> _TASK DESCRIPTION_: Reproduce the listing below exactly, minus its pictures.

** Start **

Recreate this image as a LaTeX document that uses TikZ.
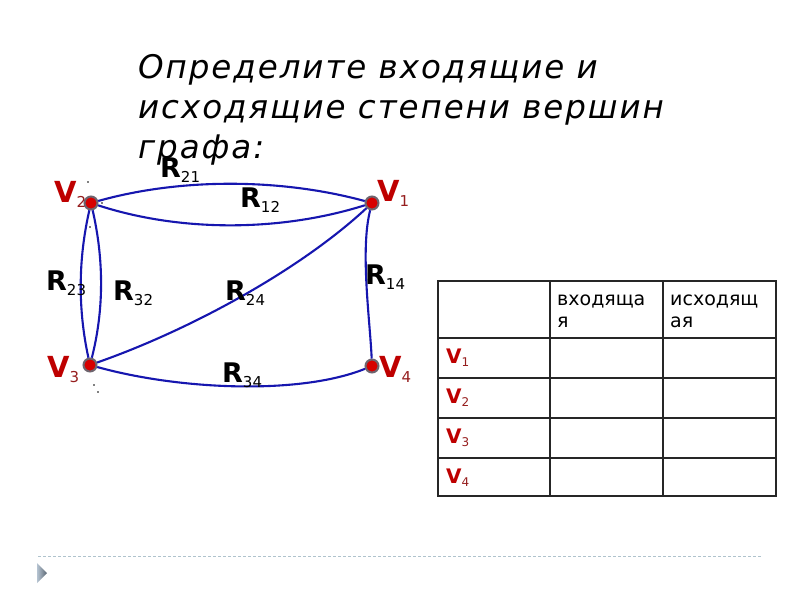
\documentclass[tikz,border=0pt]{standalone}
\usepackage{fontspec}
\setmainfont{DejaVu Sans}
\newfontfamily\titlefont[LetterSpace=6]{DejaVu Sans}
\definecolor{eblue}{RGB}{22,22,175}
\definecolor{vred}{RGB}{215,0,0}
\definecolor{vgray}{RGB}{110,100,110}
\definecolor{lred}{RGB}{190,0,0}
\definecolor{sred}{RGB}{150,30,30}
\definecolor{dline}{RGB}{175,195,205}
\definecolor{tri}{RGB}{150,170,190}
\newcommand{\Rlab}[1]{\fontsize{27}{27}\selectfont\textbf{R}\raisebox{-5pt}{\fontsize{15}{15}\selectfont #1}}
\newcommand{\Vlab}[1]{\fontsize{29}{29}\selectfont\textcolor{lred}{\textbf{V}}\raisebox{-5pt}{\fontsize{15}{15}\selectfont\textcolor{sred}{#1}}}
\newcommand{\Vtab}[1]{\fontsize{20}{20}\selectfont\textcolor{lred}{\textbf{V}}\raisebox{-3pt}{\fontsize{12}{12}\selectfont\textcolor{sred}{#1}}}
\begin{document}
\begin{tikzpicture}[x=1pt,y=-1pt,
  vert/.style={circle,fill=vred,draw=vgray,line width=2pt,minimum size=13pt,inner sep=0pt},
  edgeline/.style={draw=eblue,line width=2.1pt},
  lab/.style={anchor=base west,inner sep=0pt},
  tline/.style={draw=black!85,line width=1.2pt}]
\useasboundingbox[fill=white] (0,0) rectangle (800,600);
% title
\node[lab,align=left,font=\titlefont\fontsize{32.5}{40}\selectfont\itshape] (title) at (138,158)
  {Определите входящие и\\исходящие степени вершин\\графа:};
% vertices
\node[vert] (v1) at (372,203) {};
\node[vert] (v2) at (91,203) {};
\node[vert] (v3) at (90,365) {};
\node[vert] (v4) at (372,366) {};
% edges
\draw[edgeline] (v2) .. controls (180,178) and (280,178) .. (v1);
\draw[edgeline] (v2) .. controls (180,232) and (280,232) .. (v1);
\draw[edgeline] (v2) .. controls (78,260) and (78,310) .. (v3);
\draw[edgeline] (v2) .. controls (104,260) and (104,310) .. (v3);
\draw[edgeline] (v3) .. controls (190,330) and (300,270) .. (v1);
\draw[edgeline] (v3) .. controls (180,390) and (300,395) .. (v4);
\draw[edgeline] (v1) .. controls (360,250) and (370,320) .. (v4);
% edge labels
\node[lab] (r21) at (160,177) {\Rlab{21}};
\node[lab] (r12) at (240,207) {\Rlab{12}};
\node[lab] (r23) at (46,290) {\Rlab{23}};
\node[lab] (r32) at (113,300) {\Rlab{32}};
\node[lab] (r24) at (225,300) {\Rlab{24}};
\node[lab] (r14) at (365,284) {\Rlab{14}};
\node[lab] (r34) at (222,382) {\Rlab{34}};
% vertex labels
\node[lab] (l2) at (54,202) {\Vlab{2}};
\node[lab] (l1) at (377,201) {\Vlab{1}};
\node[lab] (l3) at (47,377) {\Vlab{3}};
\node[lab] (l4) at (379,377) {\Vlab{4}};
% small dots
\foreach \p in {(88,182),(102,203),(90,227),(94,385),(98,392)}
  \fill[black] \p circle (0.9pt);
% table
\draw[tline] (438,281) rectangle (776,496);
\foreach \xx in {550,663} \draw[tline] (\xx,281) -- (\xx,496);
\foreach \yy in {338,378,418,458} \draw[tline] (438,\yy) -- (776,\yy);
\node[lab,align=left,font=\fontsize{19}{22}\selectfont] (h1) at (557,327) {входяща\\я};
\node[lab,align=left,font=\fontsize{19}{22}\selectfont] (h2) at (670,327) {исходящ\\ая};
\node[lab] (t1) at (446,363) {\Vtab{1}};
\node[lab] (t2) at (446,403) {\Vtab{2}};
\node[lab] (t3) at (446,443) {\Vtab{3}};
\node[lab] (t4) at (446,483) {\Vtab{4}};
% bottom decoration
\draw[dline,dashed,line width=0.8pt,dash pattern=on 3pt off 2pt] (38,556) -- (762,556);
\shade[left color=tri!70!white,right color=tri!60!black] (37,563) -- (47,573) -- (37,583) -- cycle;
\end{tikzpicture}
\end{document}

** End **

> _TASK ANSWER_:
Recreate this image as a LaTeX document that uses TikZ.
\documentclass[tikz,border=0pt]{standalone}
\usepackage{fontspec}
\setmainfont{DejaVu Sans}
\newfontfamily\titlefont[LetterSpace=6]{DejaVu Sans}
\definecolor{eblue}{RGB}{22,22,175}
\definecolor{vred}{RGB}{215,0,0}
\definecolor{vgray}{RGB}{110,100,110}
\definecolor{lred}{RGB}{190,0,0}
\definecolor{sred}{RGB}{150,30,30}
\definecolor{dline}{RGB}{175,195,205}
\definecolor{tri}{RGB}{150,170,190}
\newcommand{\Rlab}[1]{\fontsize{27}{27}\selectfont\textbf{R}\raisebox{-5pt}{\fontsize{15}{15}\selectfont #1}}
\newcommand{\Vlab}[1]{\fontsize{29}{29}\selectfont\textcolor{lred}{\textbf{V}}\raisebox{-5pt}{\fontsize{15}{15}\selectfont\textcolor{sred}{#1}}}
\newcommand{\Vtab}[1]{\fontsize{20}{20}\selectfont\textcolor{lred}{\textbf{V}}\raisebox{-3pt}{\fontsize{12}{12}\selectfont\textcolor{sred}{#1}}}
\begin{document}
\begin{tikzpicture}[x=1pt,y=-1pt,
  vert/.style={circle,fill=vred,draw=vgray,line width=2pt,minimum size=13pt,inner sep=0pt},
  edgeline/.style={draw=eblue,line width=2.1pt},
  lab/.style={anchor=base west,inner sep=0pt},
  tline/.style={draw=black!85,line width=1.2pt}]
\useasboundingbox[fill=white] (0,0) rectangle (800,600);
% title
\node[lab,align=left,font=\titlefont\fontsize{32.5}{40}\selectfont\itshape] (title) at (138,158)
  {Определите входящие и\\исходящие степени вершин\\графа:};
% vertices
\node[vert] (v1) at (372,203) {};
\node[vert] (v2) at (91,203) {};
\node[vert] (v3) at (90,365) {};
\node[vert] (v4) at (372,366) {};
% edges
\draw[edgeline] (v2) .. controls (180,178) and (280,178) .. (v1);
\draw[edgeline] (v2) .. controls (180,232) and (280,232) .. (v1);
\draw[edgeline] (v2) .. controls (78,260) and (78,310) .. (v3);
\draw[edgeline] (v2) .. controls (104,260) and (104,310) .. (v3);
\draw[edgeline] (v3) .. controls (190,330) and (300,270) .. (v1);
\draw[edgeline] (v3) .. controls (180,390) and (300,395) .. (v4);
\draw[edgeline] (v1) .. controls (360,250) and (370,320) .. (v4);
% edge labels
\node[lab] (r21) at (160,177) {\Rlab{21}};
\node[lab] (r12) at (240,207) {\Rlab{12}};
\node[lab] (r23) at (46,290) {\Rlab{23}};
\node[lab] (r32) at (113,300) {\Rlab{32}};
\node[lab] (r24) at (225,300) {\Rlab{24}};
\node[lab] (r14) at (365,284) {\Rlab{14}};
\node[lab] (r34) at (222,382) {\Rlab{34}};
% vertex labels
\node[lab] (l2) at (54,202) {\Vlab{2}};
\node[lab] (l1) at (377,201) {\Vlab{1}};
\node[lab] (l3) at (47,377) {\Vlab{3}};
\node[lab] (l4) at (379,377) {\Vlab{4}};
% small dots
\foreach \p in {(88,182),(102,203),(90,227),(94,385),(98,392)}
  \fill[black] \p circle (0.9pt);
% table
\draw[tline] (438,281) rectangle (776,496);
\foreach \xx in {550,663} \draw[tline] (\xx,281) -- (\xx,496);
\foreach \yy in {338,378,418,458} \draw[tline] (438,\yy) -- (776,\yy);
\node[lab,align=left,font=\fontsize{19}{22}\selectfont] (h1) at (557,327) {входяща\\я};
\node[lab,align=left,font=\fontsize{19}{22}\selectfont] (h2) at (670,327) {исходящ\\ая};
\node[lab] (t1) at (446,363) {\Vtab{1}};
\node[lab] (t2) at (446,403) {\Vtab{2}};
\node[lab] (t3) at (446,443) {\Vtab{3}};
\node[lab] (t4) at (446,483) {\Vtab{4}};
% bottom decoration
\draw[dline,dashed,line width=0.8pt,dash pattern=on 3pt off 2pt] (38,556) -- (762,556);
\shade[left color=tri!70!white,right color=tri!60!black] (37,563) -- (47,573) -- (37,583) -- cycle;
\end{tikzpicture}
\end{document}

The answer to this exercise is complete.